Musings about IQ, jobs and Valentine's Dayby Pam Payne aka Tori Scott
Since I was in need of a distraction–aka procrastination–I went and tried out this IQ thing at http://www.blogthings.com/quickanddirtyiqtest/. Here’s what they had to say about me:
Your Logical Intelligence is Below Average
Your Verbal Intelligence is Genius
Your Mathematical Intelligence is Genius
Your General Knowledge is Exceptional
Okay, I’ll agree with the last three, but below average on LOGIC? Me? The one who can never win an argument with my oh-so-logical youngest daughter? Hmmm.
Then I tried out the one on what my major should be. Yes, I already have my
college degree–for all the good it’s done me–but for the sake of procrastination,
I tried it anyway. My results:
You are great at looking at many details and putting them all together.
You are talented at detecting subtle trends, accuracy, and managing change.
You should major in:
Think the AMA would consider that proof enough of my qualifications if I decided to hang up a shingle and call myself a doctor? No? Pity. I could use the money.
I’ve been looking for a job off and on for about 5 years. I live in Podunk, Texas where the best paying jobs are at Wal-Mart ($6 an hour) or Burger King ($5.50 an hour). I’m sorry. I’m 51 years old, have started two highly successful day care centers (the value of hindsight–never should have quit either of those jobs), I have bills to pay. We need to eat. My property taxes are higher than my salary would be. I am not going to commit 40 hours a week to a job that pays me like a high school student. So I keep looking. And looking. And looking.

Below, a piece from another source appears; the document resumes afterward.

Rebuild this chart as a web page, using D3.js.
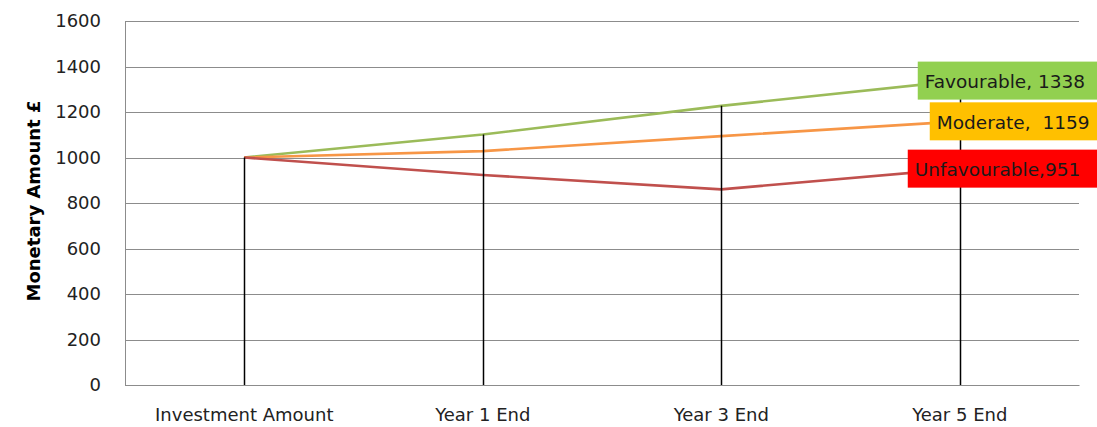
<!DOCTYPE html>
<html>
<head>
<meta charset="utf-8">
<script src="https://cdn.jsdelivr.net/npm/d3@7"></script>
<style>
  body { margin: 0; background: #fff; }
  svg { display: block; font-family: "DejaVu Sans", sans-serif; }
</style>
</head>
<body>
<svg width="1097" height="427"></svg>
<script>
// categories along the x axis
const categories = ['Investment Amount', 'Year 1 End', 'Year 3 End', 'Year 5 End'];

// scenario values (£)
const favourable = [1000, 1101, 1227, 1338];
const moderate = [1000, 1028, 1094, 1159];
const unfavourable = [1000, 923, 860, 951];

const seriesNames = ['Favourable', 'Moderate', 'Unfavourable'];
const yTicks = [0, 200, 400, 600, 800, 1000, 1200, 1400, 1600];

const margin = { left: 125, right: 18, top: 21, bottom: 42 };

const svg = d3.select('svg');
const width = +svg.attr('width');
const height = +svg.attr('height');
const innerWidth = width - margin.left - margin.right;
const innerHeight = height - margin.top - margin.bottom;

const series = [
  { name: seriesNames[0], values: favourable, color: '#9bbb59', box: '#92d050', labelText: 'Favourable, 1338', dx: -42 },
  { name: seriesNames[1], values: moderate, color: '#f79646', box: '#ffc000', labelText: 'Moderate,  1159', dx: -30 },
  { name: seriesNames[2], values: unfavourable, color: '#c0504d', box: '#ff0000', labelText: 'Unfavourable,951', dx: -52 }
];

const xScale = d3.scaleBand()
  .domain(categories)
  .range([0, innerWidth]);

const yScale = d3.scaleLinear()
  .domain([0, 1600])
  .range([innerHeight, 0]);

const xc = d => xScale(d) + xScale.bandwidth() / 2;

const g = svg.append('g')
  .attr('transform', `translate(${margin.left}, ${margin.top})`);

// gridlines
g.append('g')
  .selectAll('line')
  .data(yTicks)
  .enter()
  .append('line')
  .attr('x1', 0)
  .attr('x2', innerWidth)
  .attr('y1', d => Math.round(yScale(d)) + 0.5)
  .attr('y2', d => Math.round(yScale(d)) + 0.5)
  .attr('stroke', '#8c8c8c')
  .attr('stroke-width', 1);

// y axis (labels only + left line)
const yAxis = d3.axisLeft(yScale)
  .tickValues(yTicks)
  .tickFormat(d3.format('d'))
  .tickSize(0)
  .tickPadding(24);
g.append('g')
  .call(yAxis)
  .call(a => a.select('.domain').attr('stroke', '#8c8c8c'))
  .selectAll('text')
  .attr('font-size', 18)
  .attr('font-family', '"DejaVu Sans", sans-serif')
  .attr('fill', '#222');

// x axis
const xAxis = d3.axisBottom(xScale).tickSize(0).tickPadding(23);
g.append('g')
  .attr('transform', `translate(0, ${innerHeight})`)
  .call(xAxis)
  .call(a => a.select('.domain').attr('stroke', '#8c8c8c'))
  .selectAll('text')
  .attr('font-size', 18)
  .attr('font-family', '"DejaVu Sans", sans-serif')
  .attr('fill', '#222');

// y axis title
svg.append('text')
  .attr('transform', `translate(40, ${margin.top + innerHeight / 2 - 2}) rotate(-90)`)
  .attr('text-anchor', 'middle')
  .attr('font-size', 18)
  .attr('font-weight', 'bold')
  .attr('fill', '#000')
  .text('Monetary Amount £');

// lines
const line = d3.line()
  .x((d, i) => xc(categories[i]))
  .y(d => yScale(d));

g.selectAll('.series')
  .data(series)
  .enter()
  .append('path')
  .attr('class', 'series')
  .attr('d', d => line(d.values))
  .attr('fill', 'none')
  .attr('stroke', d => d.color)
  .attr('stroke-width', 2.6)
  .attr('stroke-linejoin', 'round');

// drop lines from the top value down to the axis
g.selectAll('.drop')
  .data(categories)
  .enter()
  .append('line')
  .attr('class', 'drop')
  .attr('x1', d => Math.round(xc(d)) + 0.5)
  .attr('x2', d => Math.round(xc(d)) + 0.5)
  .attr('y1', (d, i) => yScale(d3.max(series, s => s.values[i])))
  .attr('y2', innerHeight)
  .attr('stroke', '#000')
  .attr('stroke-width', 1.5);

// data labels at the last point, boxes run to the right edge
const last = categories.length - 1;
const labelLeft = d => xc(categories[last]) + d.dx;
const labels = g.selectAll('.label')
  .data(series)
  .enter()
  .append('g')
  .attr('class', 'label')
  .attr('transform', d => `translate(${labelLeft(d)}, ${yScale(d.values[last])})`);

labels.append('rect')
  .attr('x', 0)
  .attr('y', -19)
  .attr('width', d => width - margin.left - labelLeft(d))
  .attr('height', 38)
  .attr('fill', d => d.box);

labels.append('text')
  .attr('x', 7)
  .attr('y', 0)
  .attr('dy', '0.4em')
  .attr('font-size', 18.5)
  .attr('fill', '#1a1a1a')
  .style('white-space', 'pre')
  .text(d => d.labelText);
</script>
</body>
</html>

Maybe I should try writing. And writing. And writing. Instead of sitting here poring over want ads. Ya think?
On another note, yesterday, in case you missed it, was Valentine's Day. The day for lovers. So what if it's actually a celebration of a guy's death? Hallmark has made it THE day for lovers. And for cheaters. Did you know Valentine's Day is the hottest day in the year for private investigators? That's when those cheating spouses have to see both lovers, which makes it easy to follow them and catch them in the act.
It's also probably the highest-stress day for husbands. Especially those who have been married a long time and still haven't the faintest clue that a bunch of flowers and a card would send their
spouse over the moon. It was all I could do to keep the dh from buying me chocolate--his standby gift because he can never think of anything else and can't understand why on earth I'd want him to spend $5 on flowers that will die in a few days. I talked him into going out to eat Mexican food for lunch instead. I should have gone for the chocolate. I was still burping those fajitas at 10 p.m.
Next year, I'm sending myself a dozen carnations and a chocolate rose.